Esses mecanismos sancionatórios não foram criados por acaso. Eles são o coração da estrutura de governança global do futebol, voltados a garantir que contratos sejam honrados e que a inadimplência não se transforme em vantagem competitiva. A previsibilidade do sistema da FIFA — replicado pela CNRD no Brasil — é o que sustenta a credibilidade do ambiente esportivo, nacional e internacionalmente. Ao suspender essas sanções, a decisão judicial enfraquece não apenas o poder normativo das entidades, mas também a segurança jurídica dos atletas, agentes e clubes que confiam nesses mecanismos arbitrais.

É evidente que nenhuma entidade administrativa pode se sobrepor ao poder jurisdicional do Estado, especialmente no âmbito da recuperação judicial. No entanto, é igualmente verdadeiro que o respeito à ordem concursal não pode ser utilizado como escudo absoluto para a inadimplência. O que está em jogo é o equilíbrio entre o princípio da paridade entre credores e a autonomia do direito desportivo de punir quem descumpre decisões arbitrais. E, neste caso, o que se deve evitar é que uma liminar judicial acabe por inviabilizar toda a arquitetura de cumprimento de decisões que sustenta o futebol organizado.

O argumento central da decisão — de que todos os credores devem ser tratados de forma igualitária — é juridicamente correto, mas sua aplicação automática ao contexto esportivo gera um paradoxo. Afinal, se um atleta tem um crédito reconhecido pela Justiça do Trabalho, e outro tem um crédito reconhecido pela CNRD ou pela FIFA, ambos são, em essência, titulares de direitos de natureza obrigacional contra o mesmo clube. Não há fundamento lógico ou jurídico para que o segundo seja tratado com privilégio apenas porque a entidade esportiva ameaça o clube com sanções como proibição de registro, perda de pontos ou rebaixamento.
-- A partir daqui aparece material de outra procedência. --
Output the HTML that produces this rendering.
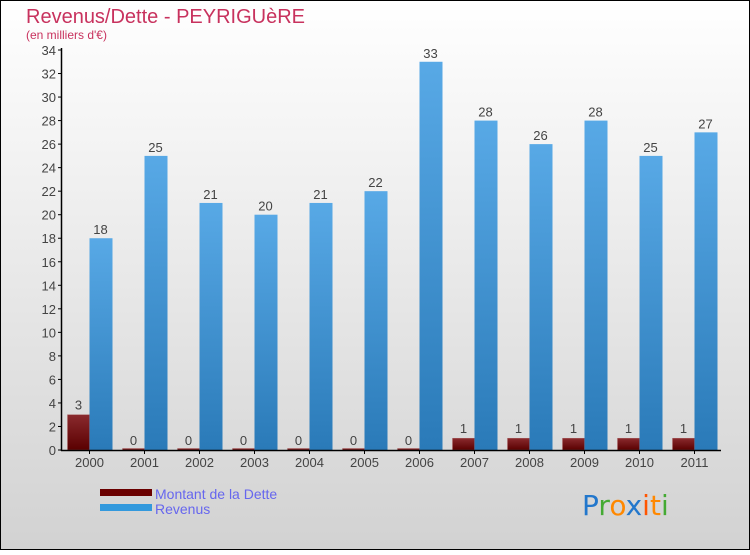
<!DOCTYPE html>
<html><head><meta charset="utf-8"><style>
html,body{margin:0;padding:0}
body{width:750px;height:550px;overflow:hidden;font-family:"Liberation Sans",sans-serif}
</style></head><body>
<svg width="750" height="550" xmlns="http://www.w3.org/2000/svg">
<defs>
<linearGradient id="bg" x1="0" y1="0" x2="0" y2="1"><stop offset="0" stop-color="#ffffff"/><stop offset="1" stop-color="#d2d2d2"/></linearGradient>
<linearGradient id="gr" x1="0" y1="0" x2="0" y2="1"><stop offset="0" stop-color="#58a9e6"/><stop offset="1" stop-color="#2a7ab8"/></linearGradient>
<linearGradient id="gd" x1="0" y1="0" x2="0" y2="1"><stop offset="0" stop-color="#8a2a2e"/><stop offset="1" stop-color="#5a0000"/></linearGradient>
</defs>
<rect x="0.5" y="0.5" width="749" height="549" fill="url(#bg)" stroke="#000"/>
<text x="26" y="23" font-size="20" fill="#c8325e">Revenus/Dette - PEYRIGUèRE</text>
<text x="26" y="39" font-size="12" fill="#c8325e">(en milliers d'€)</text>
<g id="plot"></g>
<g>
<rect x="100" y="489" width="52" height="7" fill="#6a0000"/>
<text x="155" y="499" font-size="14" fill="#6666ee">Montant de la Dette</text>
<rect x="100" y="504" width="52" height="7" fill="#3399dd"/>
<text x="155" y="514" font-size="14" fill="#6666ee">Revenus</text>
</g>
<g font-size="28" font-family="DejaVu Sans, sans-serif">
<text x="582" y="515"><tspan fill="#2277cc">P</tspan><tspan fill="#44aa33">r</tspan><tspan fill="#ff8800">o</tspan><tspan fill="#2277cc">x</tspan><tspan fill="#ff5500">i</tspan><tspan fill="#ff8800">t</tspan><tspan fill="#44aa33">i</tspan></text>
</g>
</svg>
<script>
const years=["2000","2001","2002","2003","2004","2005","2006","2007","2008","2009","2010","2011"];
const dette=[3,0,0,0,0,0,0,1,1,1,1,1];
const revenus=[18,25,21,20,21,22,33,28,26,28,25,27];
const yTicks=[0,2,4,6,8,10,12,14,16,18,20,22,24,26,28,30,32,34];
const NS="http://www.w3.org/2000/svg";
const g=document.getElementById('plot');
const x0=62,band=55,y0=450,yMax=34,plotH=400;
const y=v=>y0-v/yMax*plotH;
function mk(t,a,p){const e=document.createElementNS(NS,t);for(const k in a)e.setAttribute(k,a[k]);(p||g).appendChild(e);return e;}
yTicks.forEach(t=>{
 const l=mk('line',{x1:58,x2:62,y1:y(t),y2:y(t),stroke:'#000'});
 
 
 const tx=mk('text',{x:56,y:y(t)+5,'font-size':13,'text-anchor':'end',fill:'#444'});tx.textContent=t;
 
 
});
years.forEach((yr,i)=>{
 const c=x0+band*i+band/2;
 const d=dette[i],r=revenus[i];
 const hd=Math.max(y0-y(d),1.5);
 const b1=mk('rect',{x:c-22,y:y0-hd,width:22,height:hd,fill:'url(#gd)',stroke:'#aa6666','stroke-width':0.5});
 
 
 const b2=mk('rect',{x:c,y:y(r),width:23,height:y0-y(r),fill:'url(#gr)'});
 
 
 const t1=mk('text',{x:c-11,y:y(d)-5,'font-size':13,'text-anchor':'middle',fill:'#444'});t1.textContent=d;
 
 
 const t2=mk('text',{x:c+11,y:y(r)-4,'font-size':13,'text-anchor':'middle',fill:'#444'});t2.textContent=r;
 
 
 const tk=mk('line',{x1:c,x2:c,y1:450,y2:454,stroke:'#000'});
 
 
 const xl=mk('text',{x:c,y:467,'font-size':13,'text-anchor':'middle',fill:'#444'});xl.textContent=yr;
 
 
});
const ya=mk('line',{x1:61.5,x2:61.5,y1:48,y2:451,stroke:'#000','stroke-width':1.5});


const xa=mk('line',{x1:61,x2:721,y1:450.5,y2:450.5,stroke:'#000','stroke-width':1.5});


</script>
</body></html>
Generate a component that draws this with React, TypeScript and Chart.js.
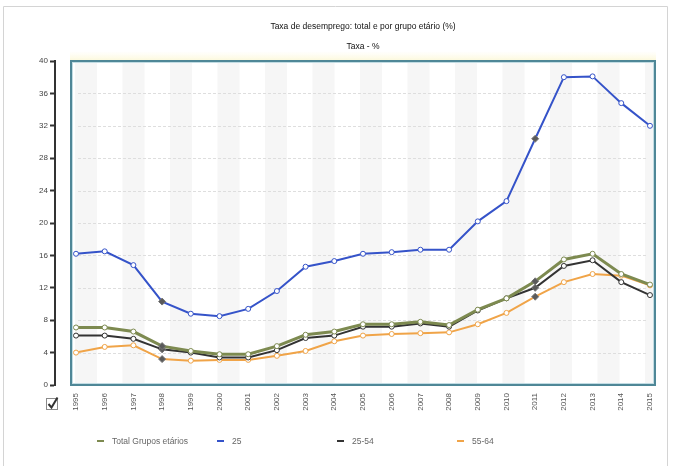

Permitir esse desequilíbrio cria um sistema paralelo de preferência indevida, no qual um credor recebe não pela força do seu direito, mas pelo temor que o clube tem de sofrer punições administrativas. Isso distorce completamente o princípio do concurso universal de credores, que é a base de qualquer recuperação judicial ou regime de centralização de execuções. Todos devem ser tratados sob as mesmas condições, respeitando-se o plano aprovado ou a ordem de pagamento judicialmente fixada.

Ao mesmo tempo, é preciso reconhecer que a decisão ameaça a coerência internacional do sistema desportivo. A FIFA exige que as federações nacionais assegurem a execução de suas decisões arbitrais, sob pena de sanções às próprias entidades filiadas. Assim, a suspensão sistemática das punições impostas pela CNRD no Brasil pode colocar o país em situação de desconformidade com o regulamento global, afetando inclusive a participação de clubes brasileiros em competições internacionais.

Em última análise, se prevalecer a tese de que nenhuma sanção administrativa pode ser aplicada durante a recuperação judicial, o resultado prático será a inviabilização completa do sistema arbitral esportivo. As decisões da CNRD e da FIFA perderão eficácia coercitiva, e o inadimplemento passará a ser, paradoxalmente, uma estratégia de sobrevivência financeira temporária para clubes em crise.

O caminho do equilíbrio não é o de suprimir as regras esportivas, mas o de harmonizá-las com o direito concursal. A recuperação judicial deve proteger a empresa-clube contra execuções desordenadas, mas não pode se converter em instrumento de blindagem contra as responsabilidades desportivas assumidas de boa-fé. O verdadeiro espírito do concurso de credores é o de assegurar justiça entre todos — e não criar privilégios baseados no medo das punições esportivas.